激进技术批判的反工业文明姿态,在某种意义上亦是无力在政治上介入的表现。从这一角度,我们实际上也能更深切地理解启蒙辩证法的立场以及后来阿多诺否定辩证法的立场。一般认为,无为论(quietism)已经构成阿多诺的主调,其《否定辩证法》除了表达一种在思想上彻底拒斥现代性的立场外,并没有提出任何政治的或实践的图景。这不是出于逻辑的原因,而是二战及战后社会历史条件使然。但在今天,为什么我们不仅在实践上仍然感觉无从下手,而且在逻辑上依然陷入这一困境呢?拉图尔提供了一种虽然费解但逻辑清晰的分析。在他看来,现代性科学与民主(政治)分离,乃是在根子上采取了自然/社会二元假设,围绕这个假设面向自然的科学和面向社会的政治站在不同的逻辑上都试图征服对方。然而,双方都没有意识到,自然和社会作为对象都是现代认识论的建构,我们只是采取了一种不对称(二元论)的视角来审视对方,从而产生种种矛盾。所以,他主张以同一种社会建构立场来平等地看待自然和社会的“对称人类学”,并以其作为认识论基础主张超越现行各种基于学科视角的以“无为”(Nothing)为特征的政治生态学。[70]
当然,这种主张并非什么都不做,更准确地说,是要改变认识和打破我们的科学研究。在拉图尔看来,对自然的关注往往是通过含糊而矛盾的伪饰进入政治生活的,这使得人们无论是在自然还是新的政治形式理解上都囿于既有假设,从而流行的生态学或生态政治并不足以达到人与自然和谐的目标。所以,他激进地说,“从概念的意义上说,政治生活态学尚未开始存在”[71]。因此,与一般把科学锁进民主笼子的做法(如芬伯格的“democratizing technology”见解[72])相反,他的政治生态学则是要把科学带入民主。当然,在他的理解中,科学已经不再是传统自然科学意义上的科学,而是打破自然—社会二分、以社会技术杂合体(sociotechnical imbroglios)为对象的科学研究了,这种科学研究按照他的比喻来说,就是一种“万物议会”(Parliament of Things),即万物(无论是自然、社会,还是他所称的各种拟客体)共生的“大同”世界。他强调,在这种议会中,
集体的连续性将会被重新形构出来。再也不会有无遮蔽的真理,当然,再也不存在无遮蔽的公民了。转义者占据了所有的空间。启蒙运动也终于占据了一席之地。自然也在场了,但是它们的代表(科学家)却仅仅是站在自己的立场上说话。社会也在场了,但是与自古至今就一直作为其基石的客体站到了一起。[73]

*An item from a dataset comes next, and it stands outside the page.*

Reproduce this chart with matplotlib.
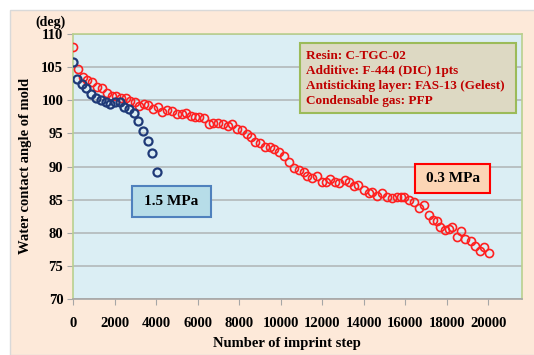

当然,这种议会比喻,并非通过一场革命来建立。在他看来:
如果我们能够反思一下我们的过去,如果我们能够回溯到一定程度从而明白我们根本从未现代过,如果我们能够将被霍布斯和波义耳所撕裂的两个象征部分重新结合为一个可确认的象征,若能如此,那么,我们需要做的就仅仅是认可我们过去之所为。作为一半的政治在科学和技术中被建构出来;而作为另一半的自然则在社会中被建构出来。让我们将这两半重新修补起来,这样,政治的任务就可以再次启航。[74]
通过拉图尔的论证,我们看到,他认为解决今天的生态问题(实际上是以生存环境为中心的技术问题)的出路在于打破现代性自然—社会的二分,以万物共生为理念建立一种新的集体或公共生活观,以一种不同的组合、舞台、论坛重新召集起集体,即人与非人和谐共处的大同世界。而建立这种生活观,并非“超越”人类与自然、主体与客体、生产方式与环境之间的两分法,而是“减缓这项运动,悠着点”。这便是其以龟兔赛跑寓言表达的“无为”(“Nothing”)主张之意。[75]因此,他所定义的政治生态学,“并不谴责现代经验,不消灭它,不改革它:政治生态学围绕它,笼罩着它,促使它满溢,将它嵌入最终赋予其意义的一种程序”[76]。